Task to carry out: Transcribe the records below exactly, leaving out any pictures.

[Plotting code records]

>> Begin

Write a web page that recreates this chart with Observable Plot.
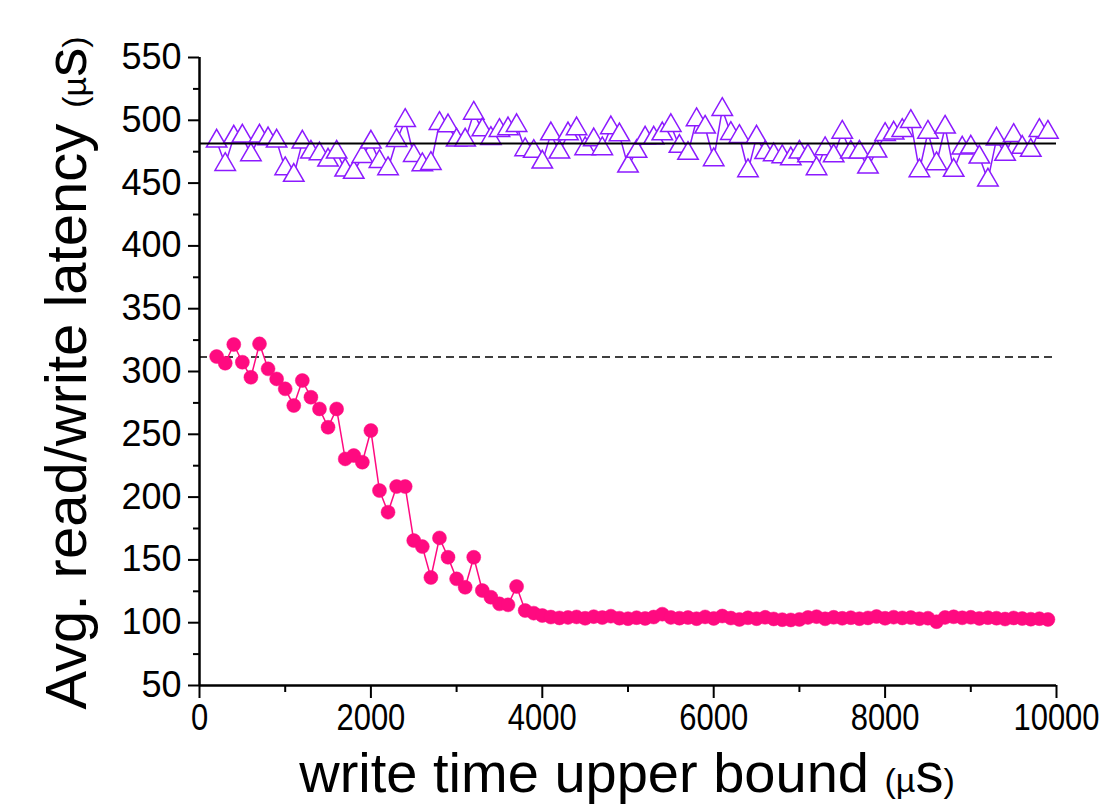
<!DOCTYPE html>
<html><head><meta charset="utf-8">
<script src="https://cdn.jsdelivr.net/npm/d3@7"></script>
<script src="https://cdn.jsdelivr.net/npm/@observablehq/plot@0.6"></script>
<style>body{margin:0;background:#fff;}</style>
</head><body><div id="chart"></div>
<script>
// write time upper bound (µs)
const writeBound = [200,300,400,500,600,700,800,900,1000,1100,1200,1300,1400,1500,1600,1700,1800,1900,2000,2100,2200,2300,2400,2500,2600,2700,2800,2900,3000,3100,3200,3300,3400,3500,3600,3700,3800,3900,4000,4100,4200,4300,4400,4500,4600,4700,4800,4900,5000,5100,5200,5300,5400,5500,5600,5700,5800,5900,6000,6100,6200,6300,6400,6500,6600,6700,6800,6900,7000,7100,7200,7300,7400,7500,7600,7700,7800,7900,8000,8100,8200,8300,8400,8500,8600,8700,8800,8900,9000,9100,9200,9300,9400,9500,9600,9700,9800,9900];
// purple hollow triangles
const seriesTriangle = [483.4,464.8,486.6,487.4,472.5,487.4,485.2,483.4,461.4,456.1,482.6,474.6,473.3,468.3,474.6,460.3,458.5,471.2,482.6,467.2,461.4,483.9,499.8,472.0,464.6,465.6,497.4,495.6,484.2,484.2,505.6,492.4,485.5,491.9,493.2,495.8,476.5,475.2,466.7,489.2,474.6,489.2,493.2,477.3,484.4,477.3,494.0,488.4,463.5,475.2,485.8,485.8,489.2,495.8,479.2,473.6,500.4,494.5,468.6,508.6,489.5,487.1,459.8,486.6,474.2,472.5,471.0,469.3,474.6,471.7,461.4,477.3,471.7,490.5,474.6,474.6,462.7,475.4,488.7,489.8,491.9,499.0,459.8,490.5,465.4,494.5,460.1,477.8,478.6,470.7,452.4,485.0,472.8,487.9,478.4,476.0,491.9,490.5];
// pink filled circles
const seriesCircle = [311.9,306.6,321.5,307.4,295.4,322.0,302.1,294.1,286.2,272.9,292.8,279.5,270.2,255.6,270.2,230.4,233.1,227.8,253.0,205.2,188.0,208.4,208.4,165.4,160.6,136.0,167.5,152.1,134.9,128.2,152.1,125.6,120.3,115.0,114.2,128.8,109.7,107.6,105.7,104.5,103.8,104.2,104.6,103.5,104.8,104.1,105.2,103.6,103.2,104.0,103.4,104.5,106.8,104.2,103.6,104.1,103.2,104.6,103.4,105.3,103.7,102.6,103.9,103.2,104.3,103.0,102.4,102.2,102.6,104.2,104.8,103.1,104.3,103.5,104.0,103.2,103.8,104.9,103.5,104.4,103.8,104.1,103.2,103.6,100.8,104.2,104.7,103.9,104.3,103.4,104.0,103.6,102.9,103.8,103.3,102.8,103.2,102.6];
const refSolid = [481.5];
const refDashed = [311.5];
const yMajorTicks = [50,100,150,200,250,300,350,400,450,500,550];
const yMinorTicks = [75,125,175,225,275,325,375,425,475,525];
const xMajorTicks = [0,2000,4000,6000,8000,10000];
const xMinorTicks = [1000,3000,5000,7000,9000];

const triRows = writeBound.map((x, i) => ({x, y: seriesTriangle[i]}));
const cirRows = writeBound.map((x, i) => ({x, y: seriesCircle[i]}));

const pink = "#ff0a80";
const violet = "#8c1aff";

const chart = Plot.plot({
  width: 1103, height: 809,
  marginLeft: 199, marginRight: 47, marginTop: 57, marginBottom: 124,
  x: {domain: [0, 10000], label: null},
  y: {domain: [50, 550], label: null},
  style: {fontFamily: "'Liberation Sans', Arial, sans-serif", fontSize: "36px", color: "#000", background: "#fff"},
  marks: [
    Plot.axisY({ticks: yMinorTicks, tickSize: 6, tickFormat: () => "", strokeWidth: 2, label: null}),
    Plot.axisY({ticks: yMajorTicks, tickSize: 11, tickPadding: 7, strokeWidth: 2, fontSize: 36, tickFormat: d => String(d), label: null}),
    Plot.axisX({ticks: xMinorTicks, tickSize: 7, tickFormat: () => "", strokeWidth: 2, label: null}),
    Plot.axisX({ticks: xMajorTicks, tickSize: 13, tickPadding: 6, strokeWidth: 2, fontSize: 36, tickFormat: d => String(d), label: null}),
    Plot.ruleY(refDashed, {stroke: "#000", strokeWidth: 1.5, strokeDasharray: "8,5"}),
    Plot.line(cirRows, {x: "x", y: "y", stroke: pink, strokeWidth: 1.5}),
    Plot.dot(cirRows, {x: "x", y: "y", r: 7, fill: pink, stroke: pink, strokeWidth: 0.5}),
    Plot.line(triRows, {x: "x", y: "y", stroke: violet, strokeWidth: 1.5}),
    Plot.dot(triRows, {x: "x", y: "y", symbol: "triangle", r: 7.6, fill: "#fff", stroke: violet, strokeWidth: 1.5}),
    Plot.ruleY(refSolid, {stroke: "#000", strokeWidth: 2}),
    Plot.ruleX([0], {stroke: "#000", strokeWidth: 2.5}),
    Plot.ruleY([50], {stroke: "#000", strokeWidth: 2.5})
  ]
});
document.getElementById("chart").appendChild(chart);

const svg = d3.select(chart);
// condense x tick labels like the original
svg.selectAll('g[aria-label="x-axis tick label"] text').each(function () {
  const w = this.getComputedTextLength();
  if (w > 0) d3.select(this).attr("textLength", w * 0.86).attr("lengthAdjust", "spacingAndGlyphs");
});

const font = "'Liberation Sans', Arial, sans-serif";
// y-axis title
const yt = svg.append("text")
  .attr("transform", "translate(86,373) rotate(-90)")
  .attr("text-anchor", "middle")
  .attr("font-family", font)
  .attr("font-size", 58)
  .attr("fill", "#000");
yt.append("tspan").text("Avg. read/write latency ");
yt.append("tspan").attr("font-size", 34).text("(µ");
yt.append("tspan").text("s");
yt.append("tspan").attr("font-size", 34).text(")");

// x-axis title
const xt = svg.append("text")
  .attr("x", 627).attr("y", 792)
  .attr("text-anchor", "middle")
  .attr("font-family", font)
  .attr("font-size", 56)
  .attr("fill", "#000");
xt.append("tspan").text("write time upper bound ");
xt.append("tspan").attr("font-size", 34).text("(µ");
xt.append("tspan").text("s");
xt.append("tspan").attr("font-size", 34).text(")");
</script>
</body></html>
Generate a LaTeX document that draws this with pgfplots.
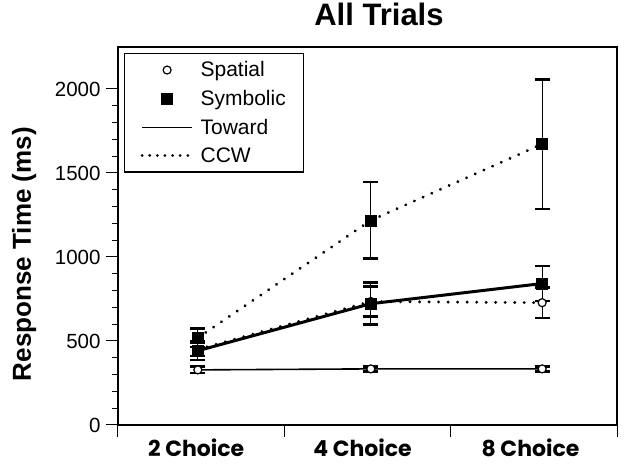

>> End

Exercise response:
Write a web page that recreates this chart with Observable Plot.
<!DOCTYPE html>
<html><head><meta charset="utf-8">
<script src="https://cdn.jsdelivr.net/npm/d3@7"></script>
<script src="https://cdn.jsdelivr.net/npm/@observablehq/plot@0.6"></script>
<style>body{margin:0;background:#fff;}</style>
</head><body><div id="chart"></div>
<script>
// write time upper bound (µs)
const writeBound = [200,300,400,500,600,700,800,900,1000,1100,1200,1300,1400,1500,1600,1700,1800,1900,2000,2100,2200,2300,2400,2500,2600,2700,2800,2900,3000,3100,3200,3300,3400,3500,3600,3700,3800,3900,4000,4100,4200,4300,4400,4500,4600,4700,4800,4900,5000,5100,5200,5300,5400,5500,5600,5700,5800,5900,6000,6100,6200,6300,6400,6500,6600,6700,6800,6900,7000,7100,7200,7300,7400,7500,7600,7700,7800,7900,8000,8100,8200,8300,8400,8500,8600,8700,8800,8900,9000,9100,9200,9300,9400,9500,9600,9700,9800,9900];
// purple hollow triangles
const seriesTriangle = [483.4,464.8,486.6,487.4,472.5,487.4,485.2,483.4,461.4,456.1,482.6,474.6,473.3,468.3,474.6,460.3,458.5,471.2,482.6,467.2,461.4,483.9,499.8,472.0,464.6,465.6,497.4,495.6,484.2,484.2,505.6,492.4,485.5,491.9,493.2,495.8,476.5,475.2,466.7,489.2,474.6,489.2,493.2,477.3,484.4,477.3,494.0,488.4,463.5,475.2,485.8,485.8,489.2,495.8,479.2,473.6,500.4,494.5,468.6,508.6,489.5,487.1,459.8,486.6,474.2,472.5,471.0,469.3,474.6,471.7,461.4,477.3,471.7,490.5,474.6,474.6,462.7,475.4,488.7,489.8,491.9,499.0,459.8,490.5,465.4,494.5,460.1,477.8,478.6,470.7,452.4,485.0,472.8,487.9,478.4,476.0,491.9,490.5];
// pink filled circles
const seriesCircle = [311.9,306.6,321.5,307.4,295.4,322.0,302.1,294.1,286.2,272.9,292.8,279.5,270.2,255.6,270.2,230.4,233.1,227.8,253.0,205.2,188.0,208.4,208.4,165.4,160.6,136.0,167.5,152.1,134.9,128.2,152.1,125.6,120.3,115.0,114.2,128.8,109.7,107.6,105.7,104.5,103.8,104.2,104.6,103.5,104.8,104.1,105.2,103.6,103.2,104.0,103.4,104.5,106.8,104.2,103.6,104.1,103.2,104.6,103.4,105.3,103.7,102.6,103.9,103.2,104.3,103.0,102.4,102.2,102.6,104.2,104.8,103.1,104.3,103.5,104.0,103.2,103.8,104.9,103.5,104.4,103.8,104.1,103.2,103.6,100.8,104.2,104.7,103.9,104.3,103.4,104.0,103.6,102.9,103.8,103.3,102.8,103.2,102.6];
const refSolid = [481.5];
const refDashed = [311.5];
const yMajorTicks = [50,100,150,200,250,300,350,400,450,500,550];
const yMinorTicks = [75,125,175,225,275,325,375,425,475,525];
const xMajorTicks = [0,2000,4000,6000,8000,10000];
const xMinorTicks = [1000,3000,5000,7000,9000];

const triRows = writeBound.map((x, i) => ({x, y: seriesTriangle[i]}));
const cirRows = writeBound.map((x, i) => ({x, y: seriesCircle[i]}));

const pink = "#ff0a80";
const violet = "#8c1aff";

const chart = Plot.plot({
  width: 1103, height: 809,
  marginLeft: 199, marginRight: 47, marginTop: 57, marginBottom: 124,
  x: {domain: [0, 10000], label: null},
  y: {domain: [50, 550], label: null},
  style: {fontFamily: "'Liberation Sans', Arial, sans-serif", fontSize: "36px", color: "#000", background: "#fff"},
  marks: [
    Plot.axisY({ticks: yMinorTicks, tickSize: 6, tickFormat: () => "", strokeWidth: 2, label: null}),
    Plot.axisY({ticks: yMajorTicks, tickSize: 11, tickPadding: 7, strokeWidth: 2, fontSize: 36, tickFormat: d => String(d), label: null}),
    Plot.axisX({ticks: xMinorTicks, tickSize: 7, tickFormat: () => "", strokeWidth: 2, label: null}),
    Plot.axisX({ticks: xMajorTicks, tickSize: 13, tickPadding: 6, strokeWidth: 2, fontSize: 36, tickFormat: d => String(d), label: null}),
    Plot.ruleY(refDashed, {stroke: "#000", strokeWidth: 1.5, strokeDasharray: "8,5"}),
    Plot.line(cirRows, {x: "x", y: "y", stroke: pink, strokeWidth: 1.5}),
    Plot.dot(cirRows, {x: "x", y: "y", r: 7, fill: pink, stroke: pink, strokeWidth: 0.5}),
    Plot.line(triRows, {x: "x", y: "y", stroke: violet, strokeWidth: 1.5}),
    Plot.dot(triRows, {x: "x", y: "y", symbol: "triangle", r: 7.6, fill: "#fff", stroke: violet, strokeWidth: 1.5}),
    Plot.ruleY(refSolid, {stroke: "#000", strokeWidth: 2}),
    Plot.ruleX([0], {stroke: "#000", strokeWidth: 2.5}),
    Plot.ruleY([50], {stroke: "#000", strokeWidth: 2.5})
  ]
});
document.getElementById("chart").appendChild(chart);

const svg = d3.select(chart);
// condense x tick labels like the original
svg.selectAll('g[aria-label="x-axis tick label"] text').each(function () {
  const w = this.getComputedTextLength();
  if (w > 0) d3.select(this).attr("textLength", w * 0.86).attr("lengthAdjust", "spacingAndGlyphs");
});

const font = "'Liberation Sans', Arial, sans-serif";
// y-axis title
const yt = svg.append("text")
  .attr("transform", "translate(86,373) rotate(-90)")
  .attr("text-anchor", "middle")
  .attr("font-family", font)
  .attr("font-size", 58)
  .attr("fill", "#000");
yt.append("tspan").text("Avg. read/write latency ");
yt.append("tspan").attr("font-size", 34).text("(µ");
yt.append("tspan").text("s");
yt.append("tspan").attr("font-size", 34).text(")");

// x-axis title
const xt = svg.append("text")
  .attr("x", 627).attr("y", 792)
  .attr("text-anchor", "middle")
  .attr("font-family", font)
  .attr("font-size", 56)
  .attr("fill", "#000");
xt.append("tspan").text("write time upper bound ");
xt.append("tspan").attr("font-size", 34).text("(µ");
xt.append("tspan").text("s");
xt.append("tspan").attr("font-size", 34).text(")");
</script>
</body></html>
Generate a LaTeX document that draws this with pgfplots.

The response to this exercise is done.